**The exercise:** Retype only the lines from the top of the records to the line with "red_intensity = [209, 125, 295, 128, 296, 129, 296, 164]", including that line but none of the pictures.

**Dataset content:**
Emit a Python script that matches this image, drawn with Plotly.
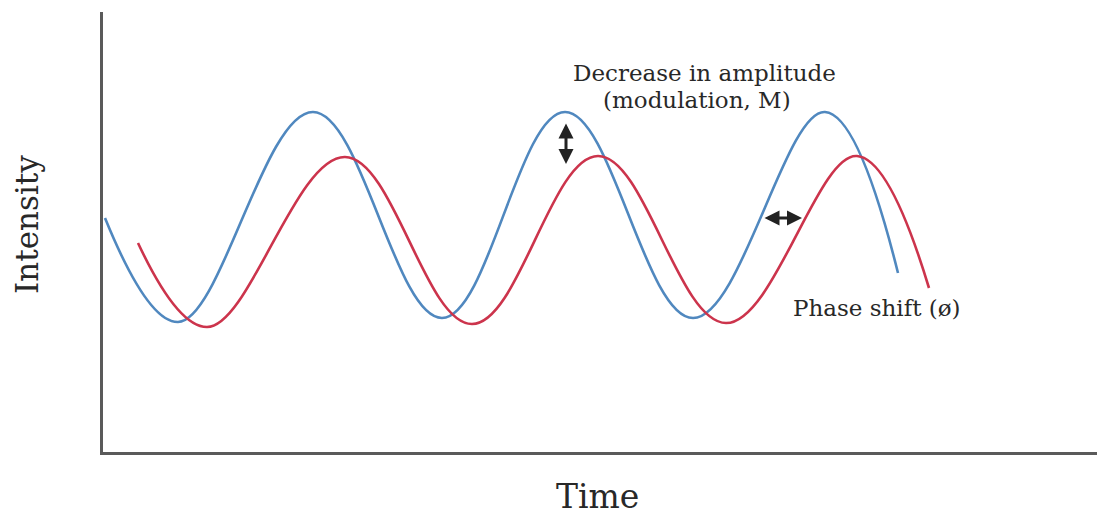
import plotly.graph_objects as go

# Values (time / intensity in arbitrary units)
blue_time = [2, 75, 210, 339, 462, 590, 722, 795]
blue_intensity = [234, 130, 340, 134, 340, 134, 340, 179]

red_time = [35, 104, 242, 369, 495, 623, 754, 826]
red_intensity = [209, 125, 295, 128, 296, 129, 296, 164]

BLUE = "#5088bf"
RED = "#cc344c"
FONT = "DejaVu Serif"
TXT = "#282828"

fig = go.Figure()
fig.add_trace(go.Scatter(x=blue_time, y=blue_intensity, mode="lines",
                         line=dict(color=BLUE, width=2.6, shape="spline", smoothing=1.1),
                         name="Excitation", showlegend=False, hoverinfo="skip"))
fig.add_trace(go.Scatter(x=red_time, y=red_intensity, mode="lines",
                         line=dict(color=RED, width=2.6, shape="spline", smoothing=1.1),
                         name="Emission", showlegend=False, hoverinfo="skip"))

annos = []
# double arrows
annos.append(dict(x=463, y=288, ax=463, ay=330, xref="x", yref="y", axref="x", ayref="y",
                  showarrow=True, arrowside="end+start", arrowhead=2, arrowsize=1,
                  arrowwidth=3, arrowcolor="#222222", text=""))
annos.append(dict(x=699, y=234, ax=660, ay=234, xref="x", yref="y", axref="x", ayref="y",
                  showarrow=True, arrowside="end+start", arrowhead=2, arrowsize=1,
                  arrowwidth=3, arrowcolor="#222222", text=""))
# texts
annos.append(dict(x=601, y=379, xref="x", yref="y", text="Decrease in amplitude",
                  xanchor="center", yanchor="middle",
                  showarrow=False, font=dict(family=FONT, size=23, color=TXT)))
annos.append(dict(x=594, y=352, xref="x", yref="y", text="(modulation, M)",
                  xanchor="center", yanchor="middle",
                  showarrow=False, font=dict(family=FONT, size=23, color=TXT)))
annos.append(dict(x=774, y=144, xref="x", yref="y", text="Phase shift (ø)",
                  xanchor="center", yanchor="middle",
                  showarrow=False, font=dict(family=FONT, size=23, color=TXT)))
annos.append(dict(x=-0.0762, y=0.516, xref="paper", yref="paper", text="Intensity",
                  xanchor="center", yanchor="middle",
                  textangle=-90, showarrow=False, font=dict(family=FONT, size=31, color=TXT)))
annos.append(dict(x=0.4955, y=-0.102, xref="paper", yref="paper", text="Time",
                  xanchor="center", yanchor="middle",
                  showarrow=False, font=dict(family=FONT, size=33, color=TXT)))

axis_common = dict(showline=True, linecolor="#5a5a5a", linewidth=3, showgrid=False,
                   zeroline=False, showticklabels=False, ticks="", mirror=False, fixedrange=True)

fig.update_layout(
    width=1097, height=510,
    margin=dict(l=95, r=5, t=4, b=66),
    paper_bgcolor="white", plot_bgcolor="white",
    xaxis=dict(range=[0, 997], **axis_common),
    yaxis=dict(range=[0, 440], **axis_common),
    annotations=annos,
    showlegend=False,
)

fig.write_html("out.html")
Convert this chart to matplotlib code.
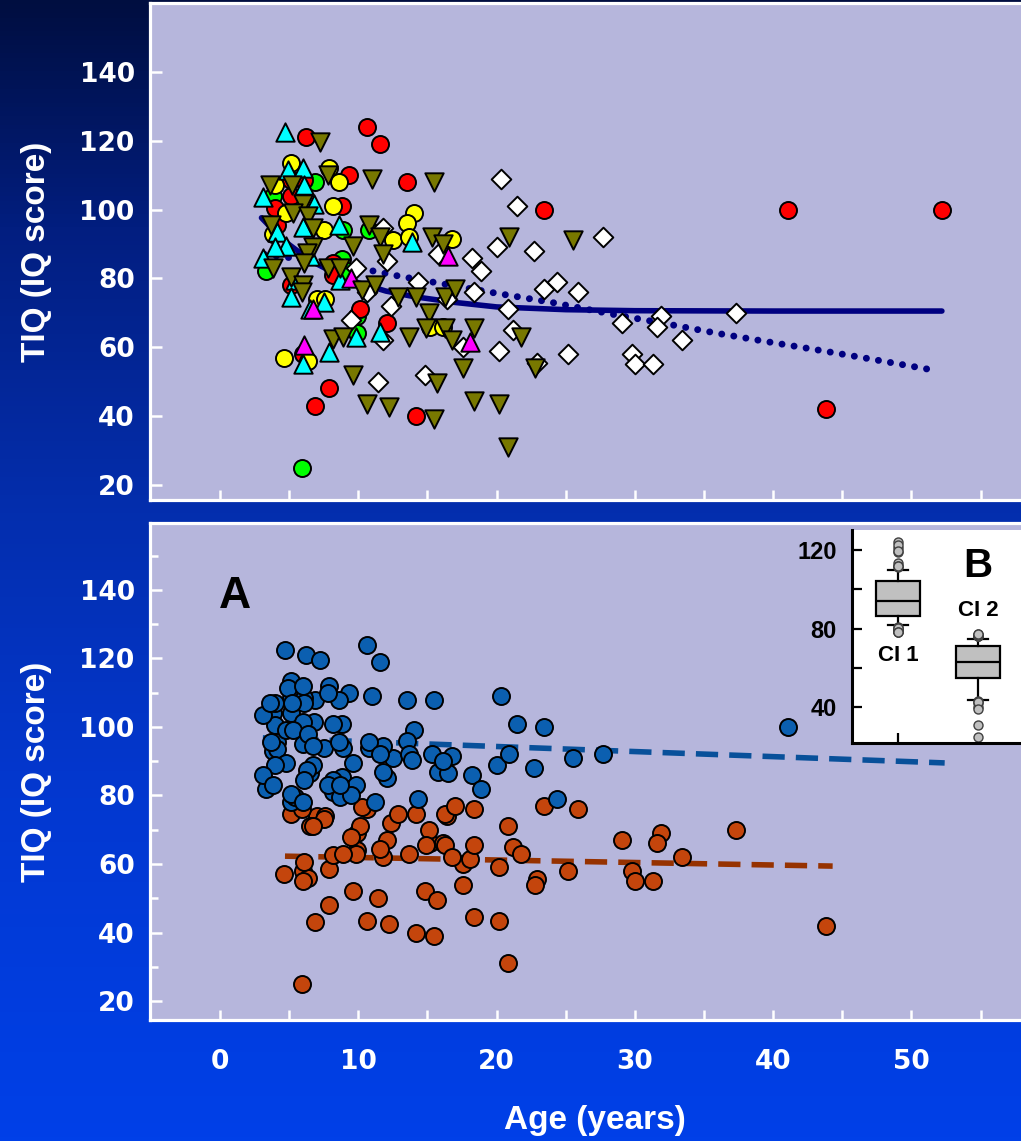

**Exercise solution:**
Emit a Python script that matches this image, drawn with Plotly.
import plotly.graph_objects as go

# Values (time / intensity in arbitrary units)
blue_time = [2, 75, 210, 339, 462, 590, 722, 795]
blue_intensity = [234, 130, 340, 134, 340, 134, 340, 179]

red_time = [35, 104, 242, 369, 495, 623, 754, 826]
red_intensity = [209, 125, 295, 128, 296, 129, 296, 164]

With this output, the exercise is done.